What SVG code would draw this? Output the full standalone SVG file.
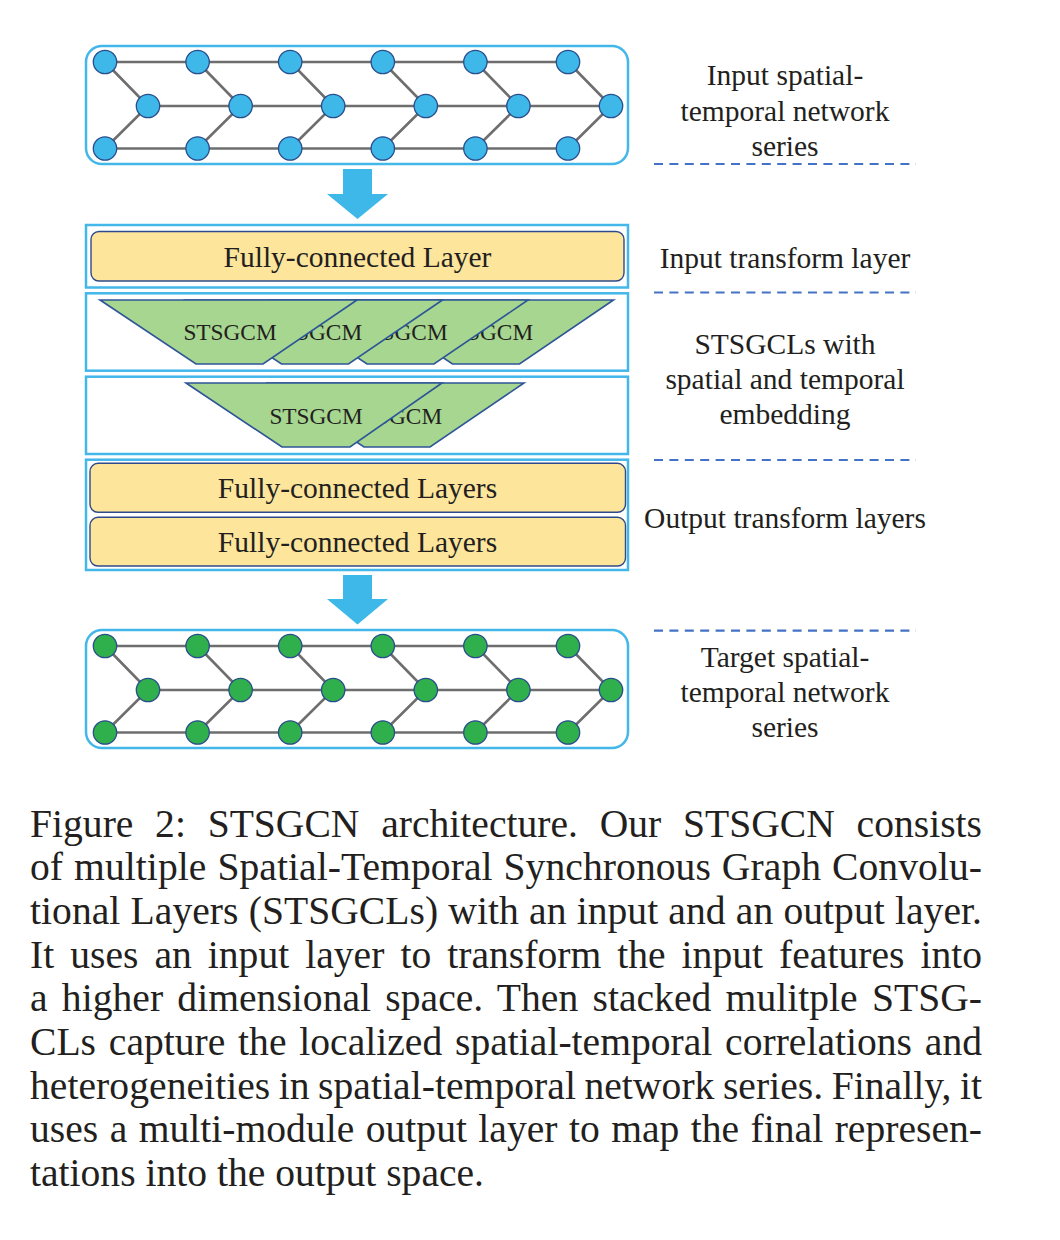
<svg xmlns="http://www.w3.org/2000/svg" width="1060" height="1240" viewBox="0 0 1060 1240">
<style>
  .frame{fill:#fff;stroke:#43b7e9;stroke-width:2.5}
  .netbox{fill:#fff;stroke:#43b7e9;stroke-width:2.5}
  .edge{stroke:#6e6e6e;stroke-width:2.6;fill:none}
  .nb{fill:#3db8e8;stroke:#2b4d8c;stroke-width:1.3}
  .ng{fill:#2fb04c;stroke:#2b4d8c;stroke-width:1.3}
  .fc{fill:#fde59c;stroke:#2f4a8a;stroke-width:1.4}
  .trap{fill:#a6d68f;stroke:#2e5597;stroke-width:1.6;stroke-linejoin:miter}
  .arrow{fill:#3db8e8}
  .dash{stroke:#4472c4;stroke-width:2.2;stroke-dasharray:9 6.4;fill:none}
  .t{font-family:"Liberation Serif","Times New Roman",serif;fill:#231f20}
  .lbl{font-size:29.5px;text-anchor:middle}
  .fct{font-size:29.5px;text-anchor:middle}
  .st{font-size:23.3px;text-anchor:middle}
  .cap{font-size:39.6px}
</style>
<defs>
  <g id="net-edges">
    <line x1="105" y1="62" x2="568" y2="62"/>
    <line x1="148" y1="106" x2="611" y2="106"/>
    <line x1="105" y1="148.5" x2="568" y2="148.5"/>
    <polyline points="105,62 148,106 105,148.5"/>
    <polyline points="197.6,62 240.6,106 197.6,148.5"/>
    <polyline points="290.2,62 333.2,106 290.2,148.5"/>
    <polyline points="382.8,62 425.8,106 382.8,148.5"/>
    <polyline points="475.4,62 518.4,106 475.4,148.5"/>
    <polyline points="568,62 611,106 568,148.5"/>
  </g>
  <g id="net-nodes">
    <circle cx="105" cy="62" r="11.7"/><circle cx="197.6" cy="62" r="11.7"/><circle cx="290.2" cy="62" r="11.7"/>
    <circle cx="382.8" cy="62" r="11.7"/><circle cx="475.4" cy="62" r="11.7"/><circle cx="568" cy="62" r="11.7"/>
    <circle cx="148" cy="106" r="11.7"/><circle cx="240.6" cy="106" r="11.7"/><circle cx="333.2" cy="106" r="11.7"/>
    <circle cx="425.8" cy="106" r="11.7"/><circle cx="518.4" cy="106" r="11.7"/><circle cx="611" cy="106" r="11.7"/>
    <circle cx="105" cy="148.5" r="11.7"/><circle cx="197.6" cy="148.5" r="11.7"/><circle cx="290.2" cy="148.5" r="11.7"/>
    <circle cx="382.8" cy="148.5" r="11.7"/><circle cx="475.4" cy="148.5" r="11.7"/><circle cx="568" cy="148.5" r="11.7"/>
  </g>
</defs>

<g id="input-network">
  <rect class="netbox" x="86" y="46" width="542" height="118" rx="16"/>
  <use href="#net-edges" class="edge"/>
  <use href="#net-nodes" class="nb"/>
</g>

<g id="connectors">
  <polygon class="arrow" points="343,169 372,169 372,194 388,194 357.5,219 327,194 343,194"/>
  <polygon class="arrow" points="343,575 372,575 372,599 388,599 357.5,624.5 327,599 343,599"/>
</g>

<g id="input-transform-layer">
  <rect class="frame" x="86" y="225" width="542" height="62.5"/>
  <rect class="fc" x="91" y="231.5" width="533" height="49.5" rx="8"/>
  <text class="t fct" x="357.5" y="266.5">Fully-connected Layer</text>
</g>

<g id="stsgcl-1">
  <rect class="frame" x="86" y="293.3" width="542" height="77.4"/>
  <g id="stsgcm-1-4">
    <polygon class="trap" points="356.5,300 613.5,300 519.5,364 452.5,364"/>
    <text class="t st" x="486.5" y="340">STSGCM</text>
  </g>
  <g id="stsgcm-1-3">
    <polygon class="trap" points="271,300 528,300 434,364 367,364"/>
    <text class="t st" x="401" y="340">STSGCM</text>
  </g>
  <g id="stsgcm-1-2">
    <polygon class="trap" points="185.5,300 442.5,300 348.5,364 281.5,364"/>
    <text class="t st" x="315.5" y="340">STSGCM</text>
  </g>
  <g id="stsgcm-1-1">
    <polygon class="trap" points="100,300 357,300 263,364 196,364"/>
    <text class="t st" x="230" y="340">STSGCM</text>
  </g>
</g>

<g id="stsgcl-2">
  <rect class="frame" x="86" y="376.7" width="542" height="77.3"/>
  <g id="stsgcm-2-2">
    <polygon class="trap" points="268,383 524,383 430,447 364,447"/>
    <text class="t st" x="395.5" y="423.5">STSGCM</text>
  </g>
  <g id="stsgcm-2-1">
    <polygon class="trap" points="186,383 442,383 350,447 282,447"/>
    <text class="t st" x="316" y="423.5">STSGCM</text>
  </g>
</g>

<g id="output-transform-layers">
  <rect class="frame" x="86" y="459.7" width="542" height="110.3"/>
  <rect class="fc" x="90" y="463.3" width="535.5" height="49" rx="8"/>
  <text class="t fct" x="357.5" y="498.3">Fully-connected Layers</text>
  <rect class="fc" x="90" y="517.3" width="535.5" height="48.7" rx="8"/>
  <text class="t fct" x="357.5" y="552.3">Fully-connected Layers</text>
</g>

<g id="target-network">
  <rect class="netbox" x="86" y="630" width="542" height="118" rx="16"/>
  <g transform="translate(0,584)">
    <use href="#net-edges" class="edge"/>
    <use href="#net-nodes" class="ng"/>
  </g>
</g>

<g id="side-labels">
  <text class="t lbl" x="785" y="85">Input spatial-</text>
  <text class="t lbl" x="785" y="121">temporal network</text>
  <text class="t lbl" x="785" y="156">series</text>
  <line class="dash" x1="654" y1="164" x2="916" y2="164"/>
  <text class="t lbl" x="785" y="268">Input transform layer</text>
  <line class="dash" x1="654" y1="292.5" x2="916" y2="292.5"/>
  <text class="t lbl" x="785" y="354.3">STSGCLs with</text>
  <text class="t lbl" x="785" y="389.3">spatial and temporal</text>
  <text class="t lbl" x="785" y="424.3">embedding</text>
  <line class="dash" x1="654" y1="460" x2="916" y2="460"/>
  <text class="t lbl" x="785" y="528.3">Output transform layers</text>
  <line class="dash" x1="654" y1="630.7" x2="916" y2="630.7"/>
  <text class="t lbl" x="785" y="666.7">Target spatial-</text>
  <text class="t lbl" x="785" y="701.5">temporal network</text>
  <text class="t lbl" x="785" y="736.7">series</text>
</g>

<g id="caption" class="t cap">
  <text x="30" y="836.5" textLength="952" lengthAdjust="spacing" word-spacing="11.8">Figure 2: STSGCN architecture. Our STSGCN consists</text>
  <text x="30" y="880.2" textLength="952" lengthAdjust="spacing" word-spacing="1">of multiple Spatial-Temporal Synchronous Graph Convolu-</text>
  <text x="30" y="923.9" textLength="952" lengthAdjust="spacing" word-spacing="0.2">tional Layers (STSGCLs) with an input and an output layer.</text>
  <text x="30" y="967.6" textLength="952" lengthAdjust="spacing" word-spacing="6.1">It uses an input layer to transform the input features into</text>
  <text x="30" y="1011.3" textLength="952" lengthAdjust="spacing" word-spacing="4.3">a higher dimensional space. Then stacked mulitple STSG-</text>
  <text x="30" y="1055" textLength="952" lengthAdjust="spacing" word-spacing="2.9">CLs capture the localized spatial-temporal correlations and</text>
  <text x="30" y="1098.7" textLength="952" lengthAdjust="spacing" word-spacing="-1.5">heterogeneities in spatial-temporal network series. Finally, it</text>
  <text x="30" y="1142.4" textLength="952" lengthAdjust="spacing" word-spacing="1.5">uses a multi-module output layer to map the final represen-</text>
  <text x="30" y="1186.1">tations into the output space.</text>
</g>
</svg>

====================

Given task — Copy the listing exactly. Any image in it stays out of the copy.

Problem solution —
What SVG code would draw this? Output the full standalone SVG file.
<svg xmlns="http://www.w3.org/2000/svg" width="1060" height="1240" viewBox="0 0 1060 1240">
<style>
  .frame{fill:#fff;stroke:#43b7e9;stroke-width:2.5}
  .netbox{fill:#fff;stroke:#43b7e9;stroke-width:2.5}
  .edge{stroke:#6e6e6e;stroke-width:2.6;fill:none}
  .nb{fill:#3db8e8;stroke:#2b4d8c;stroke-width:1.3}
  .ng{fill:#2fb04c;stroke:#2b4d8c;stroke-width:1.3}
  .fc{fill:#fde59c;stroke:#2f4a8a;stroke-width:1.4}
  .trap{fill:#a6d68f;stroke:#2e5597;stroke-width:1.6;stroke-linejoin:miter}
  .arrow{fill:#3db8e8}
  .dash{stroke:#4472c4;stroke-width:2.2;stroke-dasharray:9 6.4;fill:none}
  .t{font-family:"Liberation Serif","Times New Roman",serif;fill:#231f20}
  .lbl{font-size:29.5px;text-anchor:middle}
  .fct{font-size:29.5px;text-anchor:middle}
  .st{font-size:23.3px;text-anchor:middle}
  .cap{font-size:39.6px}
</style>
<defs>
  <g id="net-edges">
    <line x1="105" y1="62" x2="568" y2="62"/>
    <line x1="148" y1="106" x2="611" y2="106"/>
    <line x1="105" y1="148.5" x2="568" y2="148.5"/>
    <polyline points="105,62 148,106 105,148.5"/>
    <polyline points="197.6,62 240.6,106 197.6,148.5"/>
    <polyline points="290.2,62 333.2,106 290.2,148.5"/>
    <polyline points="382.8,62 425.8,106 382.8,148.5"/>
    <polyline points="475.4,62 518.4,106 475.4,148.5"/>
    <polyline points="568,62 611,106 568,148.5"/>
  </g>
  <g id="net-nodes">
    <circle cx="105" cy="62" r="11.7"/><circle cx="197.6" cy="62" r="11.7"/><circle cx="290.2" cy="62" r="11.7"/>
    <circle cx="382.8" cy="62" r="11.7"/><circle cx="475.4" cy="62" r="11.7"/><circle cx="568" cy="62" r="11.7"/>
    <circle cx="148" cy="106" r="11.7"/><circle cx="240.6" cy="106" r="11.7"/><circle cx="333.2" cy="106" r="11.7"/>
    <circle cx="425.8" cy="106" r="11.7"/><circle cx="518.4" cy="106" r="11.7"/><circle cx="611" cy="106" r="11.7"/>
    <circle cx="105" cy="148.5" r="11.7"/><circle cx="197.6" cy="148.5" r="11.7"/><circle cx="290.2" cy="148.5" r="11.7"/>
    <circle cx="382.8" cy="148.5" r="11.7"/><circle cx="475.4" cy="148.5" r="11.7"/><circle cx="568" cy="148.5" r="11.7"/>
  </g>
</defs>

<g id="input-network">
  <rect class="netbox" x="86" y="46" width="542" height="118" rx="16"/>
  <use href="#net-edges" class="edge"/>
  <use href="#net-nodes" class="nb"/>
</g>

<g id="connectors">
  <polygon class="arrow" points="343,169 372,169 372,194 388,194 357.5,219 327,194 343,194"/>
  <polygon class="arrow" points="343,575 372,575 372,599 388,599 357.5,624.5 327,599 343,599"/>
</g>

<g id="input-transform-layer">
  <rect class="frame" x="86" y="225" width="542" height="62.5"/>
  <rect class="fc" x="91" y="231.5" width="533" height="49.5" rx="8"/>
  <text class="t fct" x="357.5" y="266.5">Fully-connected Layer</text>
</g>

<g id="stsgcl-1">
  <rect class="frame" x="86" y="293.3" width="542" height="77.4"/>
  <g id="stsgcm-1-4">
    <polygon class="trap" points="356.5,300 613.5,300 519.5,364 452.5,364"/>
    <text class="t st" x="486.5" y="340">STSGCM</text>
  </g>
  <g id="stsgcm-1-3">
    <polygon class="trap" points="271,300 528,300 434,364 367,364"/>
    <text class="t st" x="401" y="340">STSGCM</text>
  </g>
  <g id="stsgcm-1-2">
    <polygon class="trap" points="185.5,300 442.5,300 348.5,364 281.5,364"/>
    <text class="t st" x="315.5" y="340">STSGCM</text>
  </g>
  <g id="stsgcm-1-1">
    <polygon class="trap" points="100,300 357,300 263,364 196,364"/>
    <text class="t st" x="230" y="340">STSGCM</text>
  </g>
</g>

<g id="stsgcl-2">
  <rect class="frame" x="86" y="376.7" width="542" height="77.3"/>
  <g id="stsgcm-2-2">
    <polygon class="trap" points="268,383 524,383 430,447 364,447"/>
    <text class="t st" x="395.5" y="423.5">STSGCM</text>
  </g>
  <g id="stsgcm-2-1">
    <polygon class="trap" points="186,383 442,383 350,447 282,447"/>
    <text class="t st" x="316" y="423.5">STSGCM</text>
  </g>
</g>

<g id="output-transform-layers">
  <rect class="frame" x="86" y="459.7" width="542" height="110.3"/>
  <rect class="fc" x="90" y="463.3" width="535.5" height="49" rx="8"/>
  <text class="t fct" x="357.5" y="498.3">Fully-connected Layers</text>
  <rect class="fc" x="90" y="517.3" width="535.5" height="48.7" rx="8"/>
  <text class="t fct" x="357.5" y="552.3">Fully-connected Layers</text>
</g>

<g id="target-network">
  <rect class="netbox" x="86" y="630" width="542" height="118" rx="16"/>
  <g transform="translate(0,584)">
    <use href="#net-edges" class="edge"/>
    <use href="#net-nodes" class="ng"/>
  </g>
</g>

<g id="side-labels">
  <text class="t lbl" x="785" y="85">Input spatial-</text>
  <text class="t lbl" x="785" y="121">temporal network</text>
  <text class="t lbl" x="785" y="156">series</text>
  <line class="dash" x1="654" y1="164" x2="916" y2="164"/>
  <text class="t lbl" x="785" y="268">Input transform layer</text>
  <line class="dash" x1="654" y1="292.5" x2="916" y2="292.5"/>
  <text class="t lbl" x="785" y="354.3">STSGCLs with</text>
  <text class="t lbl" x="785" y="389.3">spatial and temporal</text>
  <text class="t lbl" x="785" y="424.3">embedding</text>
  <line class="dash" x1="654" y1="460" x2="916" y2="460"/>
  <text class="t lbl" x="785" y="528.3">Output transform layers</text>
  <line class="dash" x1="654" y1="630.7" x2="916" y2="630.7"/>
  <text class="t lbl" x="785" y="666.7">Target spatial-</text>
  <text class="t lbl" x="785" y="701.5">temporal network</text>
  <text class="t lbl" x="785" y="736.7">series</text>
</g>

<g id="caption" class="t cap">
  <text x="30" y="836.5" textLength="952" lengthAdjust="spacing" word-spacing="11.8">Figure 2: STSGCN architecture. Our STSGCN consists</text>
  <text x="30" y="880.2" textLength="952" lengthAdjust="spacing" word-spacing="1">of multiple Spatial-Temporal Synchronous Graph Convolu-</text>
  <text x="30" y="923.9" textLength="952" lengthAdjust="spacing" word-spacing="0.2">tional Layers (STSGCLs) with an input and an output layer.</text>
  <text x="30" y="967.6" textLength="952" lengthAdjust="spacing" word-spacing="6.1">It uses an input layer to transform the input features into</text>
  <text x="30" y="1011.3" textLength="952" lengthAdjust="spacing" word-spacing="4.3">a higher dimensional space. Then stacked mulitple STSG-</text>
  <text x="30" y="1055" textLength="952" lengthAdjust="spacing" word-spacing="2.9">CLs capture the localized spatial-temporal correlations and</text>
  <text x="30" y="1098.7" textLength="952" lengthAdjust="spacing" word-spacing="-1.5">heterogeneities in spatial-temporal network series. Finally, it</text>
  <text x="30" y="1142.4" textLength="952" lengthAdjust="spacing" word-spacing="1.5">uses a multi-module output layer to map the final represen-</text>
  <text x="30" y="1186.1">tations into the output space.</text>
</g>
</svg>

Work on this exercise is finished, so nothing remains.